Given request → Quote all of the data that follows exactly as written, skipping the images.

Information supplied →
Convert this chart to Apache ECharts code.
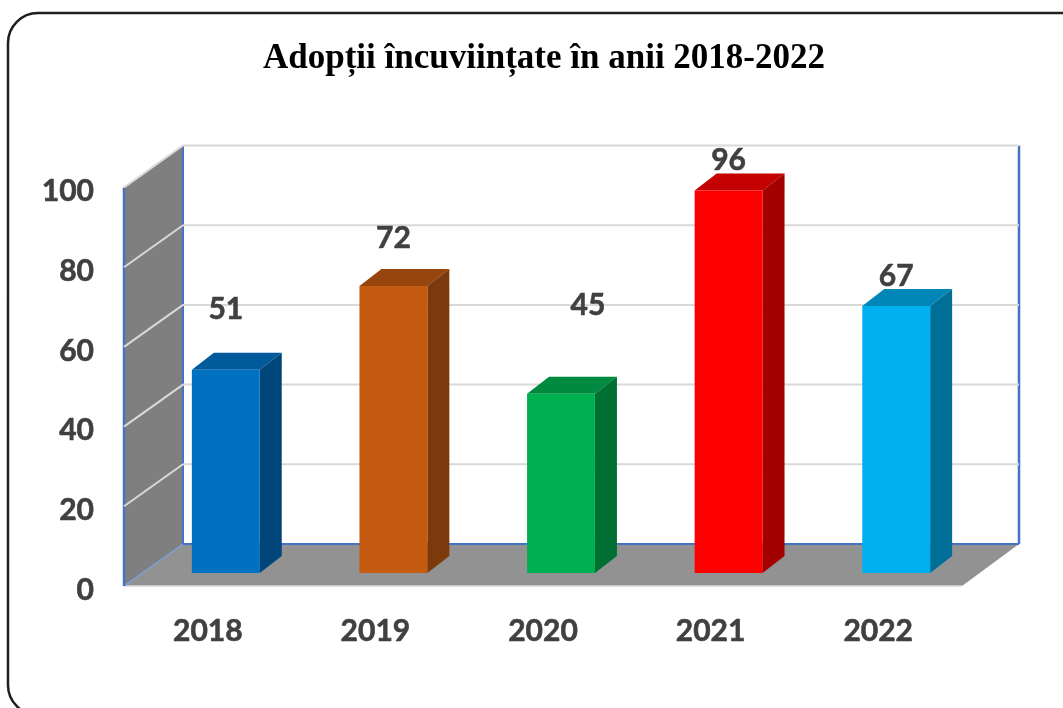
<!DOCTYPE html>
<html>
<head>
<meta charset="utf-8">
<title>Adopții încuviințate</title>
<script src="https://cdn.jsdelivr.net/npm/echarts@6/dist/echarts.min.js"></script>
<style>
  html, body { margin: 0; padding: 0; background: #fff; }
  #chart { width: 1063px; height: 708px; }
</style>
</head>
<body>
<div id="chart"></div>
<script>
const years = ["2018", "2019", "2020", "2021", "2022"];
const adoptions = [51, 72, 45, 96, 67];
const yTicks = [0, 20, 40, 60, 80, 100];

// front, side, top
const barColors = [
  ["#0070c0", "#00467a", "#005a9c"],
  ["#c55a11", "#7c390b", "#96450d"],
  ["#00b050", "#006f32", "#008a3f"],
  ["#ff0000", "#a30000", "#c40000"],
  ["#00b0f0", "#006f98", "#0087b8"],
];
// the labels sit at uneven distances above the bars in the original
const labelShift = [[0, -60], [0, -48], [27, -88], [0, -30], [0, -30]];

const wallDepth = [59, -42];
const wallDepthRight = 57;
const barInset = [18, -13];
const barDepth = [22, -17];
const wallBlue = "#4472c4";
const gridGrey = "#d9d9d9";
const textGrey = "#404040";
const labelFont = "bold 30px Lato";

function poly(points, fill, z2) {
  return { type: "polygon", z2: z2 || 0, shape: { points }, style: { fill } };
}

function seg(x1, y1, x2, y2, stroke, lineWidth, z2) {
  return {
    type: "line",
    z2: z2 || 0,
    shape: { x1, y1, x2, y2 },
    style: { stroke, lineWidth, fill: null },
  };
}

// side wall, floor and blue frame of the 3D box
function renderWalls(params, api) {
  const band = api.size([1, 0])[0];
  const left = api.coord([0, 0])[0] - band / 2;
  const right = api.coord([years.length - 1, 0])[0] + band / 2;
  const y0 = api.coord([0, 0])[1];
  const yMax = api.coord([0, 100])[1];
  const dx = wallDepth[0];
  const dy = wallDepth[1];
  const backRight = right + wallDepthRight;
  return {
    type: "group",
    children: [
      poly([[left, y0], [right, y0], [backRight, y0 + dy], [left + dx, y0 + dy]], "#929292"),
      poly([[left, yMax], [left + dx, yMax + dy], [left + dx, y0 + dy], [left, y0]], "#7f7f7f"),
      seg(left, y0, right, y0, "#d9d9d9", 1.5, 1),
      seg(left, y0, left + dx, y0 + dy, "#7f9fdc", 1.5, 3),
      seg(left, yMax, left + dx, yMax + dy, "#c3cde0", 1.5, 3),
      seg(left, yMax, left, y0, wallBlue, 2.5, 3),
      seg(left + dx, yMax + dy, left + dx, y0 + dy, wallBlue, 2, 3),
      seg(backRight, yMax + dy, backRight, y0 + dy, wallBlue, 2.5, 3),
      seg(left + dx, y0 + dy, backRight, y0 + dy, wallBlue, 2, 3),
    ],
  };
}

// one grid line per tick, running along the side wall and the back wall
function renderGridLine(params, api) {
  const value = api.value(0);
  if (value === 0) return { type: "group", children: [] };
  const band = api.size([1, 0])[0];
  const left = api.coord([0, value])[0] - band / 2;
  const right = api.coord([years.length - 1, value])[0] + band / 2;
  const y = api.coord([0, value])[1];
  const dx = wallDepth[0];
  const dy = wallDepth[1];
  return {
    type: "group",
    children: [
      seg(left, y, left + dx, y + dy, gridGrey, 2),
      seg(left + dx, y + dy, right + wallDepthRight, y + dy, gridGrey, 2),
    ],
  };
}

function renderBar(params, api) {
  const i = api.value(0);
  const value = api.value(1);
  const center = api.coord([i, 0])[0];
  const half = api.size([1, 0])[0] * 0.405 / 2;
  const x1 = center - half + barInset[0];
  const x2 = center + half + barInset[0];
  const bottom = api.coord([i, 0])[1] + barInset[1];
  const top = api.coord([i, value])[1] + barInset[1];
  const dx = barDepth[0];
  const dy = barDepth[1];
  const colors = barColors[i];
  return {
    type: "group",
    children: [
      poly([[x1, top], [x2, top], [x2 + dx, top + dy], [x1 + dx, top + dy]], colors[2]),
      poly([[x2, top], [x2 + dx, top + dy], [x2 + dx, bottom + dy], [x2, bottom]], colors[1]),
      { type: "rect", shape: { x: x1, y: top, width: x2 - x1, height: bottom - top }, style: { fill: colors[0] } },
      {
        type: "text",
        z2: 5,
        x: (x1 + x2) / 2 + labelShift[i][0],
        y: top + labelShift[i][1],
        style: {
          text: String(value),
          font: labelFont,
          fill: textGrey,
          stroke: textGrey,
          lineWidth: 0.6,
          align: "center",
          verticalAlign: "middle",
        },
      },
    ],
  };
}

const chart = echarts.init(document.getElementById("chart"), null, { renderer: "canvas" });

chart.setOption({
  animation: false,
  backgroundColor: "#ffffff",
  title: {
    text: "Adopții încuviințate în anii 2018-2022",
    left: 539,
    top: 36,
    textAlign: "center",
    textStyle: {
      fontFamily: "Liberation Serif",
      fontWeight: "bold",
      fontSize: 35,
      color: "#000000",
    },
  },
  graphic: [
    {
      type: "rect",
      silent: true,
      z: -1,
      shape: { x: 8, y: 13, width: 1100, height: 702, r: 30 },
      style: { fill: null, stroke: "#1f1f1f", lineWidth: 2.5 },
    },
  ],
  grid: { left: 124, right: 101, top: 187.5, bottom: 122 },
  xAxis: {
    type: "category",
    data: years,
    axisLine: { show: false },
    axisTick: { show: false },
    splitLine: { show: false },
    axisLabel: {
      margin: 30,
      fontFamily: "Lato",
      fontWeight: "bold",
      fontSize: 30,
      color: textGrey,
      textBorderColor: textGrey,
      textBorderWidth: 0.6,
    },
  },
  yAxis: {
    type: "value",
    min: 0,
    max: 100,
    interval: 20,
    axisLine: { show: false },
    axisTick: { show: false },
    splitLine: { show: false },
    axisLabel: {
      margin: 30,
      verticalAlign: "top",
      lineHeight: 8,
      fontFamily: "Lato",
      fontWeight: "bold",
      fontSize: 30,
      color: textGrey,
      textBorderColor: textGrey,
      textBorderWidth: 0.6,
    },
  },
  series: [
    {
      type: "custom",
      name: "walls",
      z: 1,
      silent: true,
      renderItem: renderWalls,
      data: [[0]],
      encode: { x: -1, y: -1 },
    },
    {
      type: "custom",
      name: "grid",
      z: 2,
      silent: true,
      renderItem: renderGridLine,
      data: yTicks.map((t) => [t]),
      encode: { x: -1, y: 0 },
    },
    {
      type: "custom",
      name: "Adopții",
      z: 3,
      renderItem: renderBar,
      data: adoptions.map((v, i) => [i, v]),
      encode: { x: 0, y: 1 },
    },
  ],
});
</script>
</body>
</html>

Reply to the task →
Convert this chart to Apache ECharts code.
<!DOCTYPE html>
<html>
<head>
<meta charset="utf-8">
<title>Adopții încuviințate</title>
<script src="https://cdn.jsdelivr.net/npm/echarts@6/dist/echarts.min.js"></script>
<style>
  html, body { margin: 0; padding: 0; background: #fff; }
  #chart { width: 1063px; height: 708px; }
</style>
</head>
<body>
<div id="chart"></div>
<script>
const years = ["2018", "2019", "2020", "2021", "2022"];
const adoptions = [51, 72, 45, 96, 67];
const yTicks = [0, 20, 40, 60, 80, 100];

// front, side, top
const barColors = [
  ["#0070c0", "#00467a", "#005a9c"],
  ["#c55a11", "#7c390b", "#96450d"],
  ["#00b050", "#006f32", "#008a3f"],
  ["#ff0000", "#a30000", "#c40000"],
  ["#00b0f0", "#006f98", "#0087b8"],
];
// the labels sit at uneven distances above the bars in the original
const labelShift = [[0, -60], [0, -48], [27, -88], [0, -30], [0, -30]];

const wallDepth = [59, -42];
const wallDepthRight = 57;
const barInset = [18, -13];
const barDepth = [22, -17];
const wallBlue = "#4472c4";
const gridGrey = "#d9d9d9";
const textGrey = "#404040";
const labelFont = "bold 30px Lato";

function poly(points, fill, z2) {
  return { type: "polygon", z2: z2 || 0, shape: { points }, style: { fill } };
}

function seg(x1, y1, x2, y2, stroke, lineWidth, z2) {
  return {
    type: "line",
    z2: z2 || 0,
    shape: { x1, y1, x2, y2 },
    style: { stroke, lineWidth, fill: null },
  };
}

// side wall, floor and blue frame of the 3D box
function renderWalls(params, api) {
  const band = api.size([1, 0])[0];
  const left = api.coord([0, 0])[0] - band / 2;
  const right = api.coord([years.length - 1, 0])[0] + band / 2;
  const y0 = api.coord([0, 0])[1];
  const yMax = api.coord([0, 100])[1];
  const dx = wallDepth[0];
  const dy = wallDepth[1];
  const backRight = right + wallDepthRight;
  return {
    type: "group",
    children: [
      poly([[left, y0], [right, y0], [backRight, y0 + dy], [left + dx, y0 + dy]], "#929292"),
      poly([[left, yMax], [left + dx, yMax + dy], [left + dx, y0 + dy], [left, y0]], "#7f7f7f"),
      seg(left, y0, right, y0, "#d9d9d9", 1.5, 1),
      seg(left, y0, left + dx, y0 + dy, "#7f9fdc", 1.5, 3),
      seg(left, yMax, left + dx, yMax + dy, "#c3cde0", 1.5, 3),
      seg(left, yMax, left, y0, wallBlue, 2.5, 3),
      seg(left + dx, yMax + dy, left + dx, y0 + dy, wallBlue, 2, 3),
      seg(backRight, yMax + dy, backRight, y0 + dy, wallBlue, 2.5, 3),
      seg(left + dx, y0 + dy, backRight, y0 + dy, wallBlue, 2, 3),
    ],
  };
}

// one grid line per tick, running along the side wall and the back wall
function renderGridLine(params, api) {
  const value = api.value(0);
  if (value === 0) return { type: "group", children: [] };
  const band = api.size([1, 0])[0];
  const left = api.coord([0, value])[0] - band / 2;
  const right = api.coord([years.length - 1, value])[0] + band / 2;
  const y = api.coord([0, value])[1];
  const dx = wallDepth[0];
  const dy = wallDepth[1];
  return {
    type: "group",
    children: [
      seg(left, y, left + dx, y + dy, gridGrey, 2),
      seg(left + dx, y + dy, right + wallDepthRight, y + dy, gridGrey, 2),
    ],
  };
}

function renderBar(params, api) {
  const i = api.value(0);
  const value = api.value(1);
  const center = api.coord([i, 0])[0];
  const half = api.size([1, 0])[0] * 0.405 / 2;
  const x1 = center - half + barInset[0];
  const x2 = center + half + barInset[0];
  const bottom = api.coord([i, 0])[1] + barInset[1];
  const top = api.coord([i, value])[1] + barInset[1];
  const dx = barDepth[0];
  const dy = barDepth[1];
  const colors = barColors[i];
  return {
    type: "group",
    children: [
      poly([[x1, top], [x2, top], [x2 + dx, top + dy], [x1 + dx, top + dy]], colors[2]),
      poly([[x2, top], [x2 + dx, top + dy], [x2 + dx, bottom + dy], [x2, bottom]], colors[1]),
      { type: "rect", shape: { x: x1, y: top, width: x2 - x1, height: bottom - top }, style: { fill: colors[0] } },
      {
        type: "text",
        z2: 5,
        x: (x1 + x2) / 2 + labelShift[i][0],
        y: top + labelShift[i][1],
        style: {
          text: String(value),
          font: labelFont,
          fill: textGrey,
          stroke: textGrey,
          lineWidth: 0.6,
          align: "center",
          verticalAlign: "middle",
        },
      },
    ],
  };
}

const chart = echarts.init(document.getElementById("chart"), null, { renderer: "canvas" });

chart.setOption({
  animation: false,
  backgroundColor: "#ffffff",
  title: {
    text: "Adopții încuviințate în anii 2018-2022",
    left: 539,
    top: 36,
    textAlign: "center",
    textStyle: {
      fontFamily: "Liberation Serif",
      fontWeight: "bold",
      fontSize: 35,
      color: "#000000",
    },
  },
  graphic: [
    {
      type: "rect",
      silent: true,
      z: -1,
      shape: { x: 8, y: 13, width: 1100, height: 702, r: 30 },
      style: { fill: null, stroke: "#1f1f1f", lineWidth: 2.5 },
    },
  ],
  grid: { left: 124, right: 101, top: 187.5, bottom: 122 },
  xAxis: {
    type: "category",
    data: years,
    axisLine: { show: false },
    axisTick: { show: false },
    splitLine: { show: false },
    axisLabel: {
      margin: 30,
      fontFamily: "Lato",
      fontWeight: "bold",
      fontSize: 30,
      color: textGrey,
      textBorderColor: textGrey,
      textBorderWidth: 0.6,
    },
  },
  yAxis: {
    type: "value",
    min: 0,
    max: 100,
    interval: 20,
    axisLine: { show: false },
    axisTick: { show: false },
    splitLine: { show: false },
    axisLabel: {
      margin: 30,
      verticalAlign: "top",
      lineHeight: 8,
      fontFamily: "Lato",
      fontWeight: "bold",
      fontSize: 30,
      color: textGrey,
      textBorderColor: textGrey,
      textBorderWidth: 0.6,
    },
  },
  series: [
    {
      type: "custom",
      name: "walls",
      z: 1,
      silent: true,
      renderItem: renderWalls,
      data: [[0]],
      encode: { x: -1, y: -1 },
    },
    {
      type: "custom",
      name: "grid",
      z: 2,
      silent: true,
      renderItem: renderGridLine,
      data: yTicks.map((t) => [t]),
      encode: { x: -1, y: 0 },
    },
    {
      type: "custom",
      name: "Adopții",
      z: 3,
      renderItem: renderBar,
      data: adoptions.map((v, i) => [i, v]),
      encode: { x: 0, y: 1 },
    },
  ],
});
</script>
</body>
</html>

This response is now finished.